Recorded data:
::::::::::

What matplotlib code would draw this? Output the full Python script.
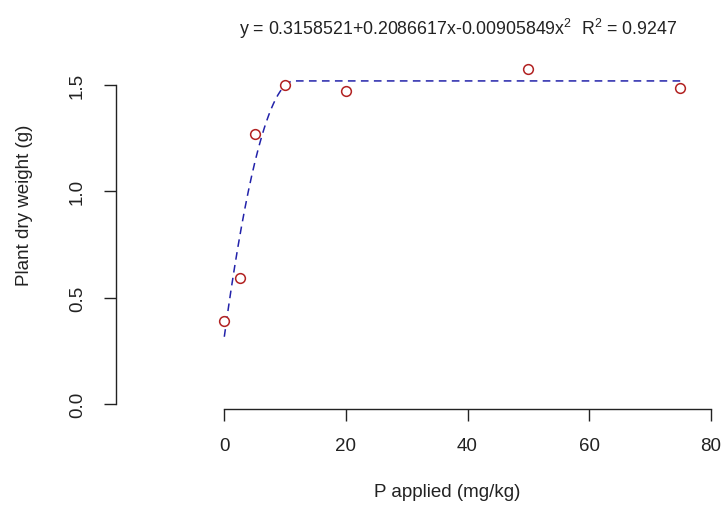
import numpy as np
import matplotlib
matplotlib.use("Agg")
import matplotlib.pyplot as plt

# observed data
p_applied = [0, 2.5, 5, 10, 20, 50, 75]
dry_weight = [0.39, 0.59, 1.27, 1.50, 1.47, 1.575, 1.485]

# quadratic-plateau fit coefficients (shown in the title)
b0 = 0.3158521
b1 = 0.2086617
b2 = -0.00905849
r2 = 0.9247

x_ticks = [0, 20, 40, 60, 80]
y_ticks = [0.0, 0.5, 1.0, 1.5]
y_ticklabels = ["0.0", "0.5", "1.0", "1.5"]

plt.rcParams['font.family'] = ['Liberation Sans', 'DejaVu Sans']
plt.rcParams['mathtext.fontset'] = 'custom'
plt.rcParams['mathtext.rm'] = 'Liberation Sans'
plt.rcParams['mathtext.it'] = 'Liberation Sans'

W, H = 724, 506
fig = plt.figure(figsize=(W / 100, H / 100), dpi=100)

# axes box in pixel terms (R style, detached axes)
left_px, right_px, bottom_px, top_px = 115.7, 724, 410, 40
ax = fig.add_axes([left_px / W, 1 - bottom_px / H,
                   (right_px - left_px) / W, (bottom_px - top_px) / H])

# pixel scales
x_scale, x0_px = 6.08, 224.3
y_scale, y0_px = 212.9, 405
ax.set_xlim((left_px - x0_px) / x_scale, (right_px - x0_px) / x_scale)
ax.set_ylim((y0_px - bottom_px) / y_scale, (y0_px - top_px) / y_scale)

# fitted curve: quadratic up to the join point, plateau after
x_join = -b1 / (2 * b2)
plateau = b0 + b1 * x_join + b2 * x_join ** 2
xs = np.linspace(0, max(p_applied), 400)
ys = np.where(xs < x_join, b0 + b1 * xs + b2 * xs ** 2, plateau)
ax.plot(xs, ys, color='#2222aa', lw=1.1, ls=(0, (5, 3.5)), zorder=2)

ax.plot(p_applied, dry_weight, ls='none', marker='o', ms=7,
        mfc='white', mec='#b22222', mew=1.1, zorder=3, clip_on=False)

for s in ['top', 'right']:
    ax.spines[s].set_visible(False)
ax.spines['left'].set_bounds(0, 1.5)
ax.spines['bottom'].set_bounds(0, 80)
for s in ['left', 'bottom']:
    ax.spines[s].set_linewidth(1.0)
    ax.spines[s].set_color('#222222')

ax.set_xticks(x_ticks)
ax.set_yticks(y_ticks)
ax.set_yticklabels(y_ticklabels, rotation=90, va='center')
ax.tick_params(axis='both', length=8.5, width=1.0, color='#222222',
               labelsize=13.5, labelcolor='#222222')
ax.tick_params(axis='x', pad=12)
ax.tick_params(axis='y', pad=13)

ax.set_xlabel('P applied (mg/kg)', fontsize=13.5, color='#222222')
ax.xaxis.set_label_coords((447 - left_px) / (right_px - left_px),
                          -(484 - bottom_px) / (bottom_px - top_px))
ax.set_ylabel('Plant dry weight (g)', fontsize=13.5, color='#222222')
ax.yaxis.set_label_coords(-(left_px - 33) / (right_px - left_px),
                          (bottom_px - 205) / (bottom_px - top_px))

title = (f'y = {b0}+{b1}x{b2}x$^{{2}}$  R$^{{2}}$ = {r2}')
fig.text(458 / W, 1 - 29 / H, title, ha='center', va='center',
         fontsize=12.8, color='#222222')

fig.savefig('out.png', dpi=100)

::::::::::

Exercise task: Reproduce the full material exactly, excluding the pictures.

Completed exercise:
What matplotlib code would draw this? Output the full Python script.
import numpy as np
import matplotlib
matplotlib.use("Agg")
import matplotlib.pyplot as plt

# observed data
p_applied = [0, 2.5, 5, 10, 20, 50, 75]
dry_weight = [0.39, 0.59, 1.27, 1.50, 1.47, 1.575, 1.485]

# quadratic-plateau fit coefficients (shown in the title)
b0 = 0.3158521
b1 = 0.2086617
b2 = -0.00905849
r2 = 0.9247

x_ticks = [0, 20, 40, 60, 80]
y_ticks = [0.0, 0.5, 1.0, 1.5]
y_ticklabels = ["0.0", "0.5", "1.0", "1.5"]

plt.rcParams['font.family'] = ['Liberation Sans', 'DejaVu Sans']
plt.rcParams['mathtext.fontset'] = 'custom'
plt.rcParams['mathtext.rm'] = 'Liberation Sans'
plt.rcParams['mathtext.it'] = 'Liberation Sans'

W, H = 724, 506
fig = plt.figure(figsize=(W / 100, H / 100), dpi=100)

# axes box in pixel terms (R style, detached axes)
left_px, right_px, bottom_px, top_px = 115.7, 724, 410, 40
ax = fig.add_axes([left_px / W, 1 - bottom_px / H,
                   (right_px - left_px) / W, (bottom_px - top_px) / H])

# pixel scales
x_scale, x0_px = 6.08, 224.3
y_scale, y0_px = 212.9, 405
ax.set_xlim((left_px - x0_px) / x_scale, (right_px - x0_px) / x_scale)
ax.set_ylim((y0_px - bottom_px) / y_scale, (y0_px - top_px) / y_scale)

# fitted curve: quadratic up to the join point, plateau after
x_join = -b1 / (2 * b2)
plateau = b0 + b1 * x_join + b2 * x_join ** 2
xs = np.linspace(0, max(p_applied), 400)
ys = np.where(xs < x_join, b0 + b1 * xs + b2 * xs ** 2, plateau)
ax.plot(xs, ys, color='#2222aa', lw=1.1, ls=(0, (5, 3.5)), zorder=2)

ax.plot(p_applied, dry_weight, ls='none', marker='o', ms=7,
        mfc='white', mec='#b22222', mew=1.1, zorder=3, clip_on=False)

for s in ['top', 'right']:
    ax.spines[s].set_visible(False)
ax.spines['left'].set_bounds(0, 1.5)
ax.spines['bottom'].set_bounds(0, 80)
for s in ['left', 'bottom']:
    ax.spines[s].set_linewidth(1.0)
    ax.spines[s].set_color('#222222')

ax.set_xticks(x_ticks)
ax.set_yticks(y_ticks)
ax.set_yticklabels(y_ticklabels, rotation=90, va='center')
ax.tick_params(axis='both', length=8.5, width=1.0, color='#222222',
               labelsize=13.5, labelcolor='#222222')
ax.tick_params(axis='x', pad=12)
ax.tick_params(axis='y', pad=13)

ax.set_xlabel('P applied (mg/kg)', fontsize=13.5, color='#222222')
ax.xaxis.set_label_coords((447 - left_px) / (right_px - left_px),
                          -(484 - bottom_px) / (bottom_px - top_px))
ax.set_ylabel('Plant dry weight (g)', fontsize=13.5, color='#222222')
ax.yaxis.set_label_coords(-(left_px - 33) / (right_px - left_px),
                          (bottom_px - 205) / (bottom_px - top_px))

title = (f'y = {b0}+{b1}x{b2}x$^{{2}}$  R$^{{2}}$ = {r2}')
fig.text(458 / W, 1 - 29 / H, title, ha='center', va='center',
         fontsize=12.8, color='#222222')

fig.savefig('out.png', dpi=100)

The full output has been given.